CentOS 4 i386 Live CD Released

May 14, 2006

The CentOS team released a live CD today. It is based on the CentOS Plus kernel and is geared to be a workstation. It contains the following highlights (stolen from the Announcement on the Mailing List):

Open Office 1.1.2

Evolution 2.0.2

Firefox 1.5.0.2

Gimp 2.0.5

k3b 0.11.14

Gaim 2.0.0

XChat 2.4.0

It also offers the following tools for system recovery:

Read / Write access to XFS, JFS, ext3, ext2, NTFS, reiserfs

LVM2 Graphical Tool

GNU Parted

QTParted

PartImage

EVMS

smb4K

chkrootkit

MemTest86

System Log Viewer

I downloaded it today and booted the ISO in a VM this evening. It of course had no issue with the VM and it does look pretty nice. It will be interesting to see how it works on a wider range of hardware. I will burn it to CD this weekend and boot some machines at work when I have time to see how it handles a wider array of hardware.

I think its a good move the CentOS team though as it will give folks a chance to try out a CentOS workstation without needing to commit to a full install.

Also it sounds like the 4.3 Server CD may be out Monday sometime for those of you waiting for that one-disk server install. Though I tend to just use the first CD of four and do a minimal install and then use yum to install whatever else I need.


VMware, AMD X2, Windows Installs

May 13, 2006

I am finally getting around to setting up a Windows test network in addition to the Windows boxes I already have. My base OS on my AMD X2 machine is Fedora Core 5 running the most recent VMware Server Beta. The other night I tried to install Windows 2000 Server and it just hung at the Starting Windows 2000 during the very initial parts of the install (before you even partition the disk). I initially thought it was a bad disk or one that wasn’t playing well with VMware.

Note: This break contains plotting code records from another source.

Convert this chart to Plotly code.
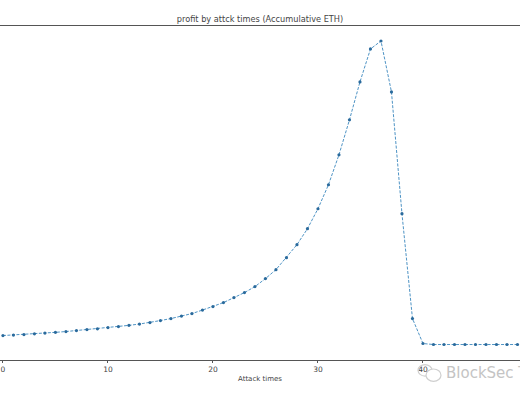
import plotly.graph_objects as go

attack_times = list(range(0, 50))
profit = [0.95, 1.0, 1.05, 1.12, 1.2, 1.27, 1.35, 1.45, 1.55, 1.62, 1.75, 1.85, 1.97, 2.1, 2.25,
          2.45, 2.65, 2.9, 3.15, 3.5, 3.85, 4.25, 4.75, 5.25, 5.85, 6.65, 7.55, 8.75, 10.05, 11.65,
          13.65, 16.05, 19.05, 22.55, 26.35, 29.65, 30.45, 25.35, 13.15, 2.65, 0.15, 0.05, 0.05, 0.05, 0.05,
          0.05, 0.05, 0.05, 0.05, 0.05]
x_ticks = [0, 10, 20, 30, 40]
x_range = [-0.28, 49.24]
y_range = [-1.5, 31.95]
title_text = "profit by attck times (Accumulative ETH)"
x_title = "Attack times"
watermark = "BlockSec T"

text_color = "#444444"
line_color = "#3a87bd"

fig = go.Figure(go.Scatter(
    x=attack_times, y=profit, mode="lines+markers",
    line=dict(color=line_color, width=0.9, dash="3px,1.5px"),
    marker=dict(color="#2a6a9c", size=3.2),
    cliponaxis=True, hoverinfo="skip",
))
fig.update_layout(
    width=520, height=400, autosize=False, showlegend=False,
    paper_bgcolor="white", plot_bgcolor="white",
    margin=dict(l=0, r=0, t=26, b=40),
    font=dict(family="DejaVu Sans", color=text_color, size=8),
    title=dict(text=title_text, x=0.5, xanchor="center", y=0.952, yanchor="middle",
               font=dict(size=8.2, color=text_color)),
    xaxis=dict(range=x_range, tickmode="array", tickvals=x_ticks, ticks="outside",
               ticklen=2, tickwidth=0.8, tickcolor="#555", showgrid=False, zeroline=False,
               showline=True, linecolor="#555", linewidth=1, mirror=True,
               tickfont=dict(size=7.5, color=text_color),
               title=dict(text=x_title, font=dict(size=7, color=text_color), standoff=3)),
    yaxis=dict(range=y_range, showticklabels=False, ticks="", showgrid=False,
               zeroline=False, showline=False),
    annotations=[dict(text=watermark, xref="paper", yref="paper", x=444 / 520, y=-0.038,
                      xanchor="left", yanchor="middle", showarrow=False,
                      font=dict(size=15, color="#c4c4c4"))],
    shapes=[
        dict(type="circle", xref="paper", yref="paper", x0=418 / 520, x1=432 / 520,
             y0=-0.048, y1=-0.014, line=dict(color="#cfcfcf", width=1.2)),
        dict(type="circle", xref="paper", yref="paper", x0=426 / 520, x1=441 / 520,
             y0=-0.064, y1=-0.027, line=dict(color="#cfcfcf", width=1.2), fillcolor="white"),
    ],
)
fig.write_html("out.html", config=dict(displayModeBar=False),
               post_script="document.body.style.margin='0';document.body.style.overflow='hidden';")
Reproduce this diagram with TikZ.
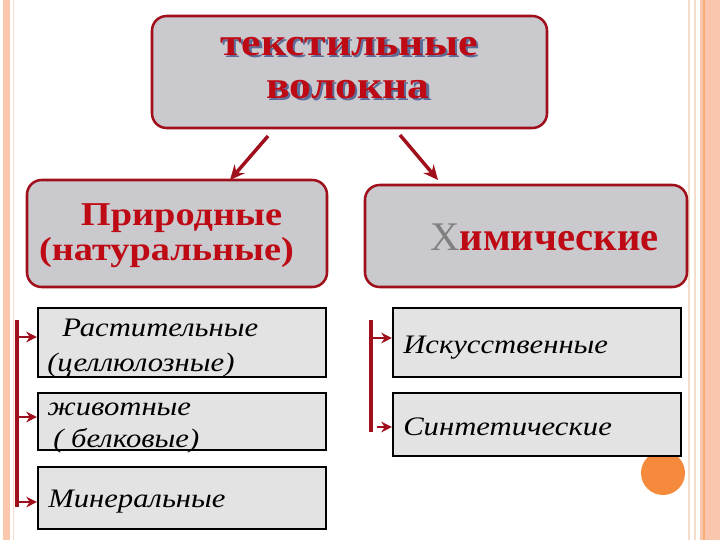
\documentclass[tikz,border=0pt]{standalone}
\usepackage{fontspec}
\setmainfont{Liberation Serif}
\newfontfamily\zagfont[FakeStretch=1.13]{Liberation Serif}
\newfontfamily\shirfont[FakeStretch=1.15]{Liberation Serif}
\newfontfamily\kursiv[FakeStretch=1.15]{Liberation Serif}
\usetikzlibrary{arrows.meta}
\definecolor{bordo}{HTML}{A0101C}
\definecolor{krasn}{HTML}{BE0A14}
\definecolor{seryj}{HTML}{C9C9CE}
\definecolor{svseryj}{HTML}{E3E3E3}
\definecolor{ten}{HTML}{5C6C98}
\definecolor{persik}{HTML}{FBC6AE}
\definecolor{oranzh}{HTML}{F58A3C}
\definecolor{svpersik}{HTML}{F6DCCB}
% текст с тенью
\newcommand\stenyu[1]{\makebox[0pt][l]{\hspace{1.8pt}\raisebox{-1.8pt}{\textcolor{ten}{#1}}}\textcolor{krasn}{#1}}
\begin{document}
\begin{tikzpicture}[x=0.75pt,y=-0.75pt,
	kruglbox/.style={draw=bordo, fill=seryj, line width=1.9pt, rounded corners=11pt, inner sep=0pt},
	pramoug/.style={draw=black, fill=svseryj, line width=1.6pt, inner sep=0pt, minimum width=216pt},
	tekst/.style={inner sep=0pt, anchor=base west},
	zag/.style={inner sep=0pt, anchor=base, font=\zagfont\bfseries\fontsize{29}{32}\selectfont},
	strelka/.style={-{Stealth[length=11pt,width=10pt]}, bordo, line width=2.6pt},
	malstr/.style={-{Stealth[length=8pt,width=8pt]}, bordo, line width=2pt},
	skobka/.style={bordo, line width=2.4pt}]
		\fill[white] (0,0) rectangle (720,540);
		\useasboundingbox (0,0) rectangle (720,540);
		% полосы по краям
		\fill[persik] (3,0) rectangle (10,540);
		\draw[svpersik, line width=1pt] (13.5,0) -- (13.5,540);
		\draw[svpersik, line width=1.2pt] (689,0) -- (689,540);
		\draw[svpersik, line width=1.2pt] (695,0) -- (695,540);
		\fill[persik] (700,0) rectangle (720,540);
		\draw[oranzh!70, line width=1pt] (704,0) -- (704,540);
		
		% Заголовок
		\node[kruglbox, minimum width=296.25pt, minimum height=84pt] (tv) at (349.5,72) {};
		\node[zag] (tv1) at (349,55) {\stenyu{текстильные}};
		\node[zag] (tv2) at (348,98) {\stenyu{волокна}};
		
		% Природные и химические
		\node[kruglbox, minimum width=225pt, minimum height=80.25pt] (prir) at (177,233.5) {};
		\node[inner sep=0pt, anchor=base, text=krasn, font=\shirfont\bfseries\fontsize{25}{28}\selectfont] (prir1) at (181.5,225) {Природные};
		\node[inner sep=0pt, anchor=base, text=krasn, font=\shirfont\bfseries\fontsize{25}{28}\selectfont] (prir2) at (166.5,260) {(натуральные)};
		\node[kruglbox, minimum width=241.5pt, minimum height=76.5pt] (him) at (526,236) {};
		\node[tekst, font=\fontsize{30.5}{34}\selectfont] (him1) at (430,250) {\textcolor{gray}{Х}\textcolor{krasn}{\bfseries имические}};
		
		\coordinate (s1) at (268,136);
		\coordinate (e1) at (230,180);
		\coordinate (s2) at (400,135);
		\coordinate (e2) at (438,180);
		\draw[strelka] (s1) -- (e1);
		\draw[strelka] (s2) -- (e2);
		
		% кружок
		\fill[oranzh] (663,473) circle [radius=16.5pt];
		
		% Левая колонка
		\node[pramoug, minimum height=51.75pt] (rast) at (182,342.5) {};
		\node[pramoug, minimum height=42.75pt] (zhiv) at (182,421.5) {};
		\node[pramoug, minimum height=46.5pt] (min) at (182,498) {};
		\node[tekst, font=\kursiv\itshape\fontsize{20}{24}\selectfont] (rast1) at (62,336) {Растительные};
		\node[tekst, font=\kursiv\itshape\fontsize{20}{24}\selectfont] (rast2) at (47,371) {(целлюлозные)};
		\node[tekst, font=\kursiv\itshape\fontsize{20}{24}\selectfont] (zhiv1) at (47,415) {животные};
		\node[tekst, font=\kursiv\itshape\fontsize{20}{24}\selectfont] (zhiv2) at (53,447) {( белковые)};
		\node[tekst, font=\kursiv\itshape\fontsize{20}{24}\selectfont] (min1) at (48,507) {Минеральные};
		
		\coordinate (lv1) at (17,320);
		\coordinate (lv2) at (17,507);
		\draw[skobka] (lv1) -- (lv2);
		\coordinate (p1) at (17,337);
		\coordinate (p2) at (17,417);
		\coordinate (p3) at (17,502);
		\draw[malstr] (p1) -- (p1 -| rast.west);
		\draw[malstr] (p2) -- (p2 -| zhiv.west);
		\draw[malstr] (p3) -- (p3 -| min.west);
		
		% Правая колонка
		\node[pramoug, minimum height=51.75pt] (isk) at (537,342.5) {};
		\node[pramoug, minimum height=47.25pt] (sint) at (537,424.5) {};
		\node[tekst, font=\kursiv\itshape\fontsize{20}{24}\selectfont] (isk1) at (403,353) {Искусственные};
		\node[tekst, font=\kursiv\itshape\fontsize{20}{24}\selectfont] (sint1) at (403,435) {Синтетические};
		
		\coordinate (pv1) at (371,320);
		\coordinate (pv2) at (371,432);
		\draw[skobka] (pv1) -- (pv2);
		\coordinate (q1) at (371,338);
		\coordinate (q2) at (377,427);
		\draw[malstr] (q1) -- (q1 -| isk.west);
		\draw[malstr] (q2) -- (q2 -| sint.west);
	\end{tikzpicture}
\end{document}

Tonight I tried another disk. Same thing. This time I was off to Google and found that there were some hits on this in the VMware forums. Adding:

processor1.use = “FALSE ”

To the .vmx file for the virtual machine fixed the problem right up. Now Windows Server is installing with no issues.


Open Source Auditing Software

May 6, 2006

We were in need of some software to help get our hardware and software inventory under control for our Windows PCs. We had a commercial application that had been partially rolled out over a year ago. Due to department turnover and a rapid release cycle our install soon fell into disarray and was out of date on top of that. With interest in getting something up and running again our help desk guy found a nice open source package called Winventory.

We took a look at it and saw it used a VBScript to pull the hardware specs and software installed on the Windows PCs using WMI. It formats all the data up into a series of SQL update statements which are submitted to a web form running on Apache with PHP and a MySQL database backend. I put it up in our test environment pretty easily, probably in about ten minutes.

From there I played with the audit file and got it to run against a test PC. A few small issues later (the biggest being not all the software found was loaded into the DB, this was corrected with a re-written function taken from the Bugs forum of the Winventory site) we had our first PC inventoried. It grabbed a large amount of information, in fact I saw very little missing. It includes a hardware section, software section, when the PC was audited and areas to add your own manual notes.

The audit can be run from a central station as long as the user running it has Admin rights on the remote machines. This is great as there is no client software to install as long as WMI is on the machine you are scanning (which is the case for 2K and XP machines). This is agreat advantage over our commercial solution which required a client which was prone to crashing on the PCs it was installed on. Each scan takes about 30 seconds on a modern PC, a little longer if the remote is an older model.

The other nice factor is that with it all being open source we can customize the software if we want. Add to the VBScript if we want more information or create our own reports to run against the DB.

So far I have been pretty impressed with the software. It looks like we will be rolling it out into production next week and saying goodbye to the maintenance renewal fee for our commercial software.


PXE Fun

May 1, 2006

I finally setup some of the PXE boot install config I wanted to. Now for all of my VMware installs (which can PXE boot) can easily be installed by a few clicks. No fumbling for CDs, just reboot, hit F12 and choose which installer to run. Currently I have Fedora Core 4, Core 5 and CentOS 4.2 ready to go, though they are interactive installs right now. I will streamline that more later.

There are several good resources out on the Internet to help get started with this setup. I was already running DHCP from my CentOS server and only needed to add a few lines to my scope. I also needed to install a TFTP server to host the boot images on. I also already have my install flats on the server for the three OS’s mentioned above.
I tested it out on a few VMs and it appears to be working great! This should make any future testing and installs go much, much quicker.